10月13日。沖縄に移動した。明日に備えるためである。宮沢和史さんと平田大一さんが中心となって「くるちの杜100年プロジェクト」が進み、すでに3000本以上のくるちの木が読谷村に植えられてきた。三線の棹になる木を輸入に頼っているのが現状で、なんとかしなければと宮沢さんたちが立ち上がったのである。

2年に一度行われる「くるちの杜100年プロジェクト音楽祭」が明日行われるのはすでに何度も書いた。私はスタッフでも演者でもないけれども、お二人に行きますと申し上げた手前、何があっても参加しなければならない。

思えば10年以上前、沖縄で活動を始めた当初は友達になってくださる方が誰もおらず、逆に「どうせ本を売りたいんでしょ」と言われることもあった。飛行機代も宿泊費も馬鹿にならず、ボランティアで活動しているというのにひどいことを言われるもんだなと珍しく落ち込んだ。
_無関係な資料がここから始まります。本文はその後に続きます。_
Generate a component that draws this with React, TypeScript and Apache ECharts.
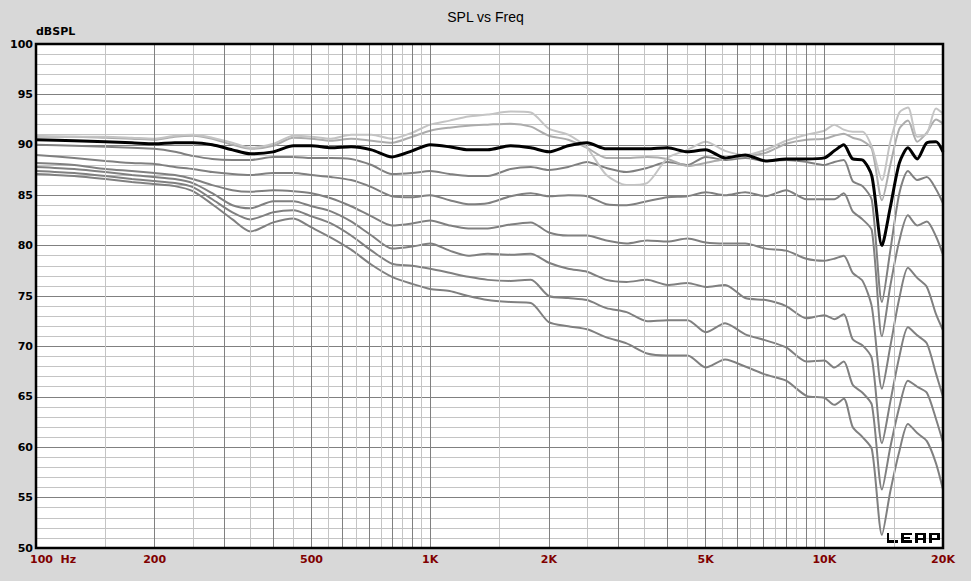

ある時、弾けもしないのに三線を買った。今から思えば神様の思し召しとしか思えない。楽器店でもらった薄っぺらい教則本にしたがって練習を重ねた。三味線弾きであった伯母の影響なのか、それとも学生時代に音楽をやっていたのがよかったのか、とにかくそれなりには弾けるようになった。最初にマスターしたのは「島唄」だった。

翌月、那覇空港に降り立った私はその三線を抱えていた。そして勉強会や講演で訪れた学校で披露させてもらった。みな、目を丸くしていた。私に「どうせ」と言った当の本人が謝ってこられた。三線のおかげでどんどん友達は増えていった。音楽の素晴らしさを体感することになった。

その後、灘校の修学旅行や保護者会でも披露させてもらった。修学旅行では三線に合わせて「海の声」を全員で歌ったのは懐かしい思い出である。灘校生たちの中にも三線を始めるものが現れた。休み時間には三線談義に花を咲かせることになった。

三線の棹になる木がないのである。私の力など微力ではあるけれども、せめて宮沢さんと平田さんの活動をお手伝いさせていただこうと思っている。100年後の沖縄に、否、沖縄だけでなく日本じゅうに、国産の木で作られた三線を演奏する人たちがたくさんいらっしゃればいいのだけれど。